Man muss auch nicht die Zeiten des Spaniers in München über die Maßen glorifizieren. Aber ein bisschen Guardiola-Fußball täte den Bayern gerade jetzt richtig gut. Das letzte souverän gewonnene Spiel liegt nun fast drei Monate zurück, es war das 5:0 gegen Frankfurt. Danach hatten die Bayern in jeder Partie Schwierigkeiten, selbst nach eigenen Führungen. Die Mannschaft muss deshalb auch seit Wochen immer bis zum Ende an ihr Limit gehen, was wiederum wertvolle Kräfte raubt für anstehende Aufgaben.

Es ist wie ein Teufelskreis: Weil die Mannschaft nicht in der Lage ist, einen Gegner über viel Ballbesitz zu dominieren und sich damit selbst Ruhephasen zu verschaffen, ist immer eine enormen Kraftanstrengung nötig. Und die wirkt sich wiederum auf das nächste Spiel ein paar Tage später aus, wenn die Mannschaft schwer in Tritt kommt, in Rückstand gerät oder nicht in der Lage ist, einen Zweitligisten trotz zweimaliger Führung in Schach zu halten. Das ist ein systemimmanentes Problem, das der Flick-Fußball mit sich bringt.

Auch in den besten Phasen hatten die Bayern immer wieder Probleme, eine Partie einfach auch mal ruhig nach Hause zu spielen oder auf Umstellungen des Gegners zu reagieren. Die individuelle Klasse der Spieler regelte fast alles. Jetzt, mit müderen Spielern, drücken sich die strukturellen Probleme aber voll durch. Flick hatte diesen Missstand schon Ende der letzten Saison erkannt und eigentlich Besserung angekündigt - passiert ist seitdem aber nichts. Das muss sich auch der Trainer selbst ankreiden: Nur mit einem Plan A funktioniert das in dieser Saison nicht. Zumal der immer weiter entschlüsselt wird und schon längst Alternativen gefragt sind.

FC Bayern: Die Neuen helfen kaum weiter

Und noch eine Sache wird immer auffälliger: Die Bayern haben auf dem Transfermarkt im Sommer nicht adäquat auf die vorhersehbaren Schwierigkeiten in dieser Saison reagiert. Der Kader wurde in der Breite ergänzt, die abgewanderte Qualität von Spielern wie Thiago, Coutinho oder auch die des gerne unterschätzten, aber sehr wichtigen Rollenspieler Ivan Perisic, nicht aufgefangen.

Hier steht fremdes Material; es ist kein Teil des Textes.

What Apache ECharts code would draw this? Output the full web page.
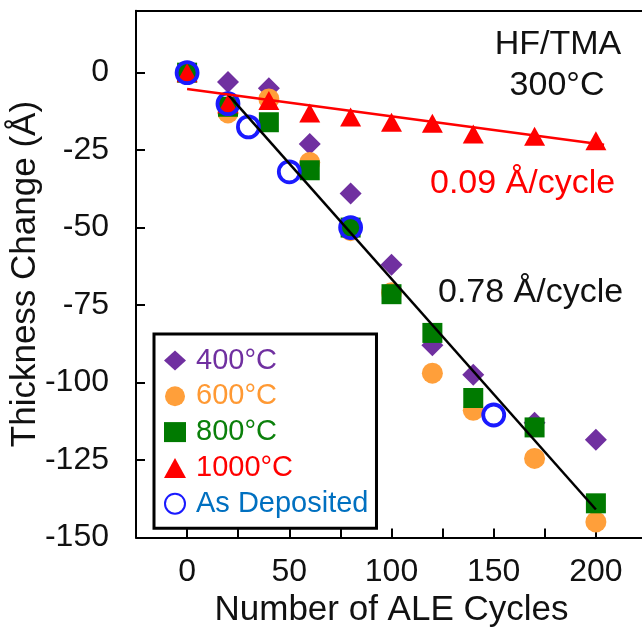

Von den insgesamt acht Zugängen deutet bisher lediglich Leroy Sane seinen Wert für die Mannschaft an. Bouna Sarr, Marc Roca oder Douglas Costa sind allenfalls Mitläufer, Tanguy Nianzou ein Toptalent, aber lange verletzt. Eric-Maxim Choupo-Moting ist eigentlich für genau solche Spiele wie das in Kiel gekauft worden, fehlte aber verletzt. Und Alexander Nübel wird wohl weiter vergeblich auf Einsatzzeiten hoffen, dafür ist die Lage viel zu angespannt. Im Prinzip muss es der alte Kader minus der abgegeben Spieler richten und ist damit immer öfter überfordert.